Hello everyone!
Let’s continue our discussions about Site Resiliency model offered by NSX not through Multisite but through federation. What benefits we may have and what improvements we may have. This is all what we are going to discuss here in this topic.
NSX Federation (a Quick Brief)
Unlike Multisite NSX architecture, NSX Federation does not require to configure MTU over WAN or at provider side to be changed from typical (Default) value to 1700+. It’s a big change at infrastructure configuration or requirement level.

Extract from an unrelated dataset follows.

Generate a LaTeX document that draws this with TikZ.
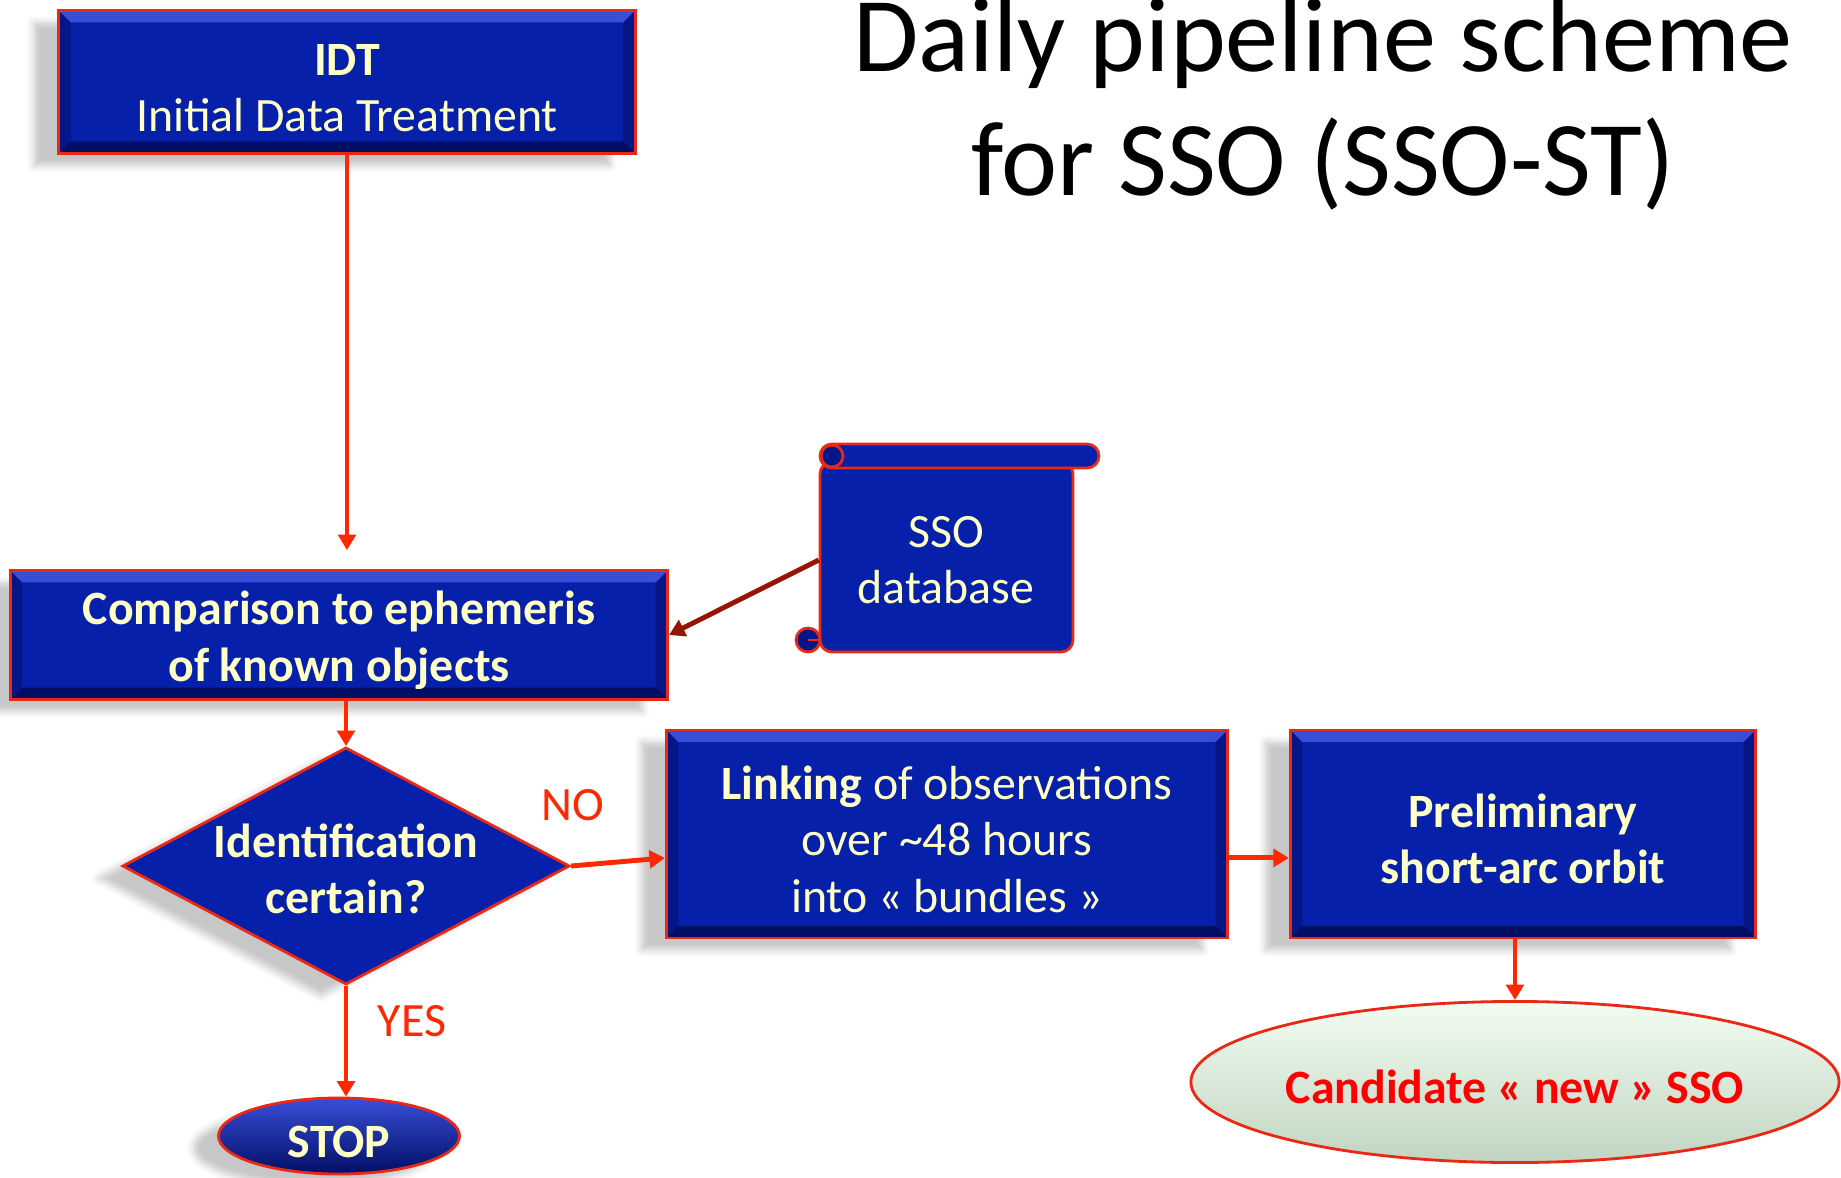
\documentclass[tikz,border=0pt]{standalone}
\usepackage{fontspec}
\setmainfont{Carlito}
\usetikzlibrary{shapes.geometric,arrows.meta,shadows.blur}

\definecolor{boxblue}{RGB}{6,32,170}
\definecolor{bevlight}{RGB}{56,78,216}
\definecolor{bevdark}{RGB}{2,14,100}
\definecolor{bevside}{RGB}{4,22,136}
\definecolor{edgered}{RGB}{235,40,20}
\definecolor{boxtext}{RGB}{255,255,200}
\definecolor{flowred}{RGB}{255,40,0}
\definecolor{dbred}{RGB}{150,20,0}
\definecolor{candgreen}{RGB}{221,249,221}

\def\bevw{3.4pt}
\newcommand\tstrut{\rule{0pt}{12.5pt}}

\tikzset{
  bevel/.style={path picture={
    \path (path picture bounding box.north west) coordinate (bnw)
          (path picture bounding box.south east) coordinate (bse);
    \fill[bevside] (bnw) -- ([shift={(\bevw,-\bevw)}]bnw) -- ([shift={(\bevw,\bevw)}]bse-|bnw) -- (bse-|bnw) -- cycle;
    \fill[bevside] (bse) -- ([shift={(-\bevw,\bevw)}]bse) -- ([shift={(-\bevw,-\bevw)}]bnw-|bse) -- (bnw-|bse) -- cycle;
    \fill[bevlight] (bnw) -- (bnw-|bse) -- ([shift={(-\bevw,-\bevw)}]bnw-|bse) -- ([shift={(\bevw,-\bevw)}]bnw) -- cycle;
    \fill[bevdark] (bse) -- (bse-|bnw) -- ([shift={(\bevw,\bevw)}]bse-|bnw) -- ([shift={(-\bevw,\bevw)}]bse) -- cycle;
  }},
  topstrut/.style={execute at begin node={\tstrut}},
  softshadow/.style={blur shadow={shadow xshift=-2.5mm, shadow yshift=-1.2mm, shadow opacity=22}},
  bluebox/.style={rectangle, draw=edgered, line width=0.8pt, fill=boxblue, text=boxtext,
    align=center, inner sep=0pt, font=\fontsize{13.6}{16}\selectfont, bevel, softshadow},
  decision/.style={diamond, draw=edgered, line width=0.8pt, fill=boxblue, inner sep=0pt, softshadow},
  boxlabel/.style={text=boxtext, align=center, font=\fontsize{13.6}{16}\selectfont\bfseries},
  stopshape/.style={ellipse, draw=edgered, line width=0.8pt, top color=bevlight, middle color=boxblue,
    bottom color=bevdark, text=boxtext, inner sep=0pt, font=\fontsize{13.6}{16}\selectfont\bfseries, softshadow, topstrut},
  candshape/.style={ellipse, draw=edgered, line width=0.8pt, top color=white!60!candgreen, middle color=candgreen,
    bottom color=candgreen!70!gray, text=red, inner sep=0pt, font=\fontsize{13.6}{16}\selectfont\bfseries, topstrut},
  scroll/.style={draw=edgered, line width=0.8pt, fill=boxblue},
  flow/.style={draw=flowred, line width=1.4pt, -{Triangle[width=5pt,length=4.4pt]}},
  dbflow/.style={draw=dbred, line width=1.4pt, -{Triangle[width=5pt,length=4.4pt]}},
  flowlabel/.style={text=flowred, font=\fontsize{13.6}{16}\selectfont},
}

\begin{document}
\begin{tikzpicture}[x=0.01cm, y=-0.01cm]
\useasboundingbox (0,0) rectangle (1841,1178);

% title
\node[align=center, font=\fontsize{30.2}{35}\selectfont] (title) at (1323,104) {Daily pipeline scheme\\for SSO (SSO-ST)};

% boxes
\node[bluebox, minimum width=5.76cm, minimum height=1.43cm] (idt) at (347,82) {\tstrut\textbf{IDT}\\Initial Data Treatment};
\node[bluebox, minimum width=6.57cm, minimum height=1.29cm, font=\fontsize{13.6}{16}\selectfont\bfseries] (comp) at (339,635) {\tstrut Comparison to ephemeris\\of known objects};
\node[decision, minimum width=4.47cm, minimum height=2.37cm] (dia) at (346,866) {};
\node[boxlabel] (diatext) at (346,869) {Identification\\certain?};
\node[bluebox, minimum width=5.61cm, minimum height=2.08cm] (link) at (947,834) {\tstrut\textbf{Linking} of observations\\over \textasciitilde48 hours\\into « bundles »};
\node[bluebox, minimum width=4.65cm, minimum height=2.08cm, font=\fontsize{13.6}{16}\selectfont\bfseries] (prelim) at (1523,834) {\tstrut Preliminary\\short-arc orbit};
\node[candshape, minimum width=6.42cm, minimum height=1.61cm] (cand) at (1515,1082) {Candidate « new » SSO};
\node[stopshape, minimum width=2.41cm, minimum height=0.76cm] (stop) at (339,1136) {STOP};

% SSO database scroll
\filldraw[scroll, rounded corners=3.4pt] (820,462) rectangle (1073,652);
\filldraw[scroll, rounded corners=3.4pt] (820,444) rectangle (1099,468);
\filldraw[scroll, fill=bevside] (832,456) circle[radius=11];
\filldraw[scroll, fill=bevside] (808,640) circle[radius=12];
\draw[edgered, line width=0.8pt] (808,640) -- (820,640);
\node[text=boxtext, align=center, font=\fontsize{13.6}{16}\selectfont, minimum width=2.53cm, minimum height=1.9cm] (db) at (946,560) {SSO\\database};

% connectors
\draw[flow, shorten >=5.4pt] (idt.south) -- (idt.south |- comp.north);
\draw[flow] (comp.south -| dia.north) -- (dia.north);
\draw[dbflow] (db.west) -- (comp.east);
\draw[flow] (dia.east) -- ([yshift=-6.8pt]link.west);
\draw[flow] ([yshift=-6.8pt]link.east) -- ([yshift=-6.8pt]prelim.west);
\draw[flow] (prelim.south -| cand.north) -- (cand.north);
\draw[flow] (dia.south) -- (dia.south |- stop.north);

\node[flowlabel] (no) at (573,805) {NO};
\node[flowlabel] (yes) at (412,1021) {YES};
\end{tikzpicture}
\end{document}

NSX Managers can be on different geographical locations despite of 10ms RTT problem. Because, the global objects will penetrate into local NSX Managers through Async Replicator Service through Application Proxy Hub (APH) offered by Global NSX Managers. It only replicates Clusters with other site clusters not amongst the nodes of one cluster (or inside a cluster).
Whereas the distance in between Global managers (within same NSX Manager Cluster) (Active / Standby instances) must not go beyond 10ms but NSX Managers Active and Standby instances can have upto 500ms RTT. As show in the figures below respectively for each scenario. Below Scenario is NSX Global Manager Stretch architecture (Active Global Manager Cluster only).
Fig 1.1
Figure above shows the distance in mili-second time amongst the nsx manager instances.
And below figure shows the cluster to cluster “Async Replicator” activity to synchronise and help assisting stretch architecture used in federation.
Fig 1.2
Another major benefits you can have using federation is, you don’t need to configure bigger MTU (as required for VxLAN configs). It always go as default but within site (Local not stretched) , yes you need to configure the same MTU 9000+.
Even in between Edges across sites, these Edges are known as RTEPs to each other. These can further chunk down the MTU more less than 1500. So, below picture is going to explain a high level overview of a federation
Fig 1.3
There are many different options or scenarios that we can explore to design a solution for NSX Federation. Below are some that I am going to explain in a bit details
Federation with Stretch Active Global NSX Manager Cluster
This scenario is useful and feasible only in cases where sites / regions are not so far but fall under the distance of 1ms to 10ms (or upto 150ms only incase of NSX 4).
In such scenario, you can build Global Manager cluster (Active only) with each GM instance in each site making it Active per site with GSLB integration and LM (local NSX Managers) also in the same topological model as explained in Fig 1.1.
It doesn’t require additional vCenter server per-site and only one vCenter Server is sufficient in this scenario [Ref: NSX Design Guide 4.1 v.1.3 – Multisite page 27]. Best suitable for Metropolitan network-based scenarios or intera-city Branch/Data-center Availability zones. Even there is no need for vCenter server ELM.